The Everlasting
- First edition cover
- Author: Alix E. Harrow
- Cover artist: Sara Wood
- Language: English
- Genre: Fantasy
- Publisher: Tor Publishing Group
- Publication date: October 28, 2025
- Publication place: United States
- Pages: 400
- ISBN: 9781250799104
- Dewey Decimal: 813.6 23

= The Everlasting (novel) =

2025 novel by Alix E. Harrow

The Everlasting is a 2025 fantasy novel written by American author Alix E. Harrow. It was released on October 28, 2025, and published by Tor Publishing Group. It has two second-person narrators, each addressing the other.

In June 2026, Netflix announced the development of a TV adaptation of the book.

== Synopsis ==
After returning home from war, scholar Owen Mallory begins researching the history of Sir Una Everlasting, a knight who helped Queen Yvanne form the nation of Dominion, and ultimately died for her queen and her country. After being given the long-lost original manuscript of Una's story, he discovers his mission is not to translate it but to travel back in time and lead Una through the events that will become the basis of her legend.
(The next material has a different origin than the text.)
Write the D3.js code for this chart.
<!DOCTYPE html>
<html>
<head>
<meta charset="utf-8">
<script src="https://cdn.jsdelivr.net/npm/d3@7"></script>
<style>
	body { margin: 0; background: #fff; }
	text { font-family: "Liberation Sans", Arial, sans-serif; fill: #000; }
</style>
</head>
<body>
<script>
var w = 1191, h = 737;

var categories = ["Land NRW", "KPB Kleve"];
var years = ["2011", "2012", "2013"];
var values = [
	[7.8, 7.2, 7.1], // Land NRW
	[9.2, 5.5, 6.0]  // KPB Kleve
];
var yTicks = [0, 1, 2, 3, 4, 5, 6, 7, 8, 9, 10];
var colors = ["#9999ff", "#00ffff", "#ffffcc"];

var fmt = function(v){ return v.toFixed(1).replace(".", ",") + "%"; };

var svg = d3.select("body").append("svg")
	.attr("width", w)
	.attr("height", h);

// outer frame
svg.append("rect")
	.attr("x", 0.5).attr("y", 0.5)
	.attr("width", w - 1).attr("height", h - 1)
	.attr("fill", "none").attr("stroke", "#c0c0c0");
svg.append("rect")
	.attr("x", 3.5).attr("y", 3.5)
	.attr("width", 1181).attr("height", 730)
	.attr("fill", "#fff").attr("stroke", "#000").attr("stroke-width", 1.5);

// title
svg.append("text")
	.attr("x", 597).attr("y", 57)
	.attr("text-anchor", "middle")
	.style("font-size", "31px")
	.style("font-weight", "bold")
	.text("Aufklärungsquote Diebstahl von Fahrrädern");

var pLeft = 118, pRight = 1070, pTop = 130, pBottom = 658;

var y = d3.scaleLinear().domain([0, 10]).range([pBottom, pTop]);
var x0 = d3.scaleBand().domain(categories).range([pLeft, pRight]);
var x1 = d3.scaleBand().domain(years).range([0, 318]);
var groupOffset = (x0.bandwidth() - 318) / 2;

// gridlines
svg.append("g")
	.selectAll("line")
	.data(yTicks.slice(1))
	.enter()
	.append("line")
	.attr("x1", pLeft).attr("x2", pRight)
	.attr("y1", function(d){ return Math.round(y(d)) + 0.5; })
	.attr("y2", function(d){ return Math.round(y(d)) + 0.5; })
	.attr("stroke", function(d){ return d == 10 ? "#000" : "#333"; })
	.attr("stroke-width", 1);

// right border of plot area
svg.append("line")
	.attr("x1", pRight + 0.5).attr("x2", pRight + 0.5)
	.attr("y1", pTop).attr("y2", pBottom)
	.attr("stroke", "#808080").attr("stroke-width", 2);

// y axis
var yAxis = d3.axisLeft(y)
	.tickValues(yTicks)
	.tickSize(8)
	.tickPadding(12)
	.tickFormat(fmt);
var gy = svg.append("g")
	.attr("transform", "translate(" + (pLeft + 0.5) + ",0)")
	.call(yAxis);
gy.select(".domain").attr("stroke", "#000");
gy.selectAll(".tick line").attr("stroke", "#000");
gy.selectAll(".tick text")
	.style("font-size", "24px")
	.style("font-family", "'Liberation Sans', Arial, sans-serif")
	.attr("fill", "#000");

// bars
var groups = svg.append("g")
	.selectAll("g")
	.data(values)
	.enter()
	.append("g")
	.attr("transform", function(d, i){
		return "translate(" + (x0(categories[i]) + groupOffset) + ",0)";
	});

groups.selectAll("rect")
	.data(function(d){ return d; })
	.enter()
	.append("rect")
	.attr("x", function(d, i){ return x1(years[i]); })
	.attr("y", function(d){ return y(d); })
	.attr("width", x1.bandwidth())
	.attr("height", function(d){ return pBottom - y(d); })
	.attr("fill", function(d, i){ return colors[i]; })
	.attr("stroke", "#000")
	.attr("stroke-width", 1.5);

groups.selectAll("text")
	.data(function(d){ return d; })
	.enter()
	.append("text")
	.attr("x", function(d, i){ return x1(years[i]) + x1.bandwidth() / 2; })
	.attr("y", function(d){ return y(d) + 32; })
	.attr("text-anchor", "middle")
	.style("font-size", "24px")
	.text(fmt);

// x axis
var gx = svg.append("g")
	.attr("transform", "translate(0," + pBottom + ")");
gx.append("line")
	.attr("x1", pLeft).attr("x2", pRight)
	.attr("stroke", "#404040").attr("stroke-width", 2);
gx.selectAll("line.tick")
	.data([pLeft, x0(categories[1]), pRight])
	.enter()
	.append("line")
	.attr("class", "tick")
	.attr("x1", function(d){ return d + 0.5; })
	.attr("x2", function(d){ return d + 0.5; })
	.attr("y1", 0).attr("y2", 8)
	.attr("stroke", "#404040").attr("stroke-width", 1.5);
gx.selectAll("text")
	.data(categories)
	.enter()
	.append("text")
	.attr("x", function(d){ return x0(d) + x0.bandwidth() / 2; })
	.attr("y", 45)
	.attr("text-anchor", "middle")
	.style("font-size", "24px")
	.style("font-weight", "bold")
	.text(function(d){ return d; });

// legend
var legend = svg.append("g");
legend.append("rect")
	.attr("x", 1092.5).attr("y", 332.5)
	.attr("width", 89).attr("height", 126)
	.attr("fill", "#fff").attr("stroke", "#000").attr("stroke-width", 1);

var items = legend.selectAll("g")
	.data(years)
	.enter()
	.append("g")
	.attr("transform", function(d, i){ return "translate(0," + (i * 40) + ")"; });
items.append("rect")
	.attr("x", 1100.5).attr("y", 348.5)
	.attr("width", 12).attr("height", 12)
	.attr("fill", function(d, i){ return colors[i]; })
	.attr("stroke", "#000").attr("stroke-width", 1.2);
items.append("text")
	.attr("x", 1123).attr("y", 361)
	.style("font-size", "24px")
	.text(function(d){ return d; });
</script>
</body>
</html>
As he does this, Owen begins to view Una less as the legendary hero of Dominion and more as a human being, as the two travel back and forth through time.

== Reception ==
=== Critical reviews ===
In a starred review of The Everlasting, Publishers Weekly praised it for its "impressively constructed plot" that "keeps the pages flying on the way to a stunning finale." Kirkus Reviews called it "an epic time-travel fantasy about how stories from the past can shape our future." Kristen Allen-Vogel called it "a provocative, heartrending fantasy" in a starred review for Shelf Awareness. Grady Shelton called it "sweet and tender" in a review for SFF Insiders, and wrote that "like the best of the Arthurian legends and other medievalist stories, it comprises many hallmarks of a new classic poised to stand the test of time." Melody Bowles of the British Fantasy Society named it her favorite book of 2025. Gary K. Wolfe praised the novel in his review for Locus, stating that Harrow offers "some of her most gorgeous and lyrical prose to date".

=== Awards ===
The novel won the 2026 Locus Award for Best Fantasy Novel and the 2026 Hugo Award for Best Novel.

The novel was nominated for a Goodreads Choice Award in the Readers' Favorite Fantasy category. The audiobook version, narrated by Sid Sagar and Moira Quirk, was nominated for an Audie Award for Fantasy.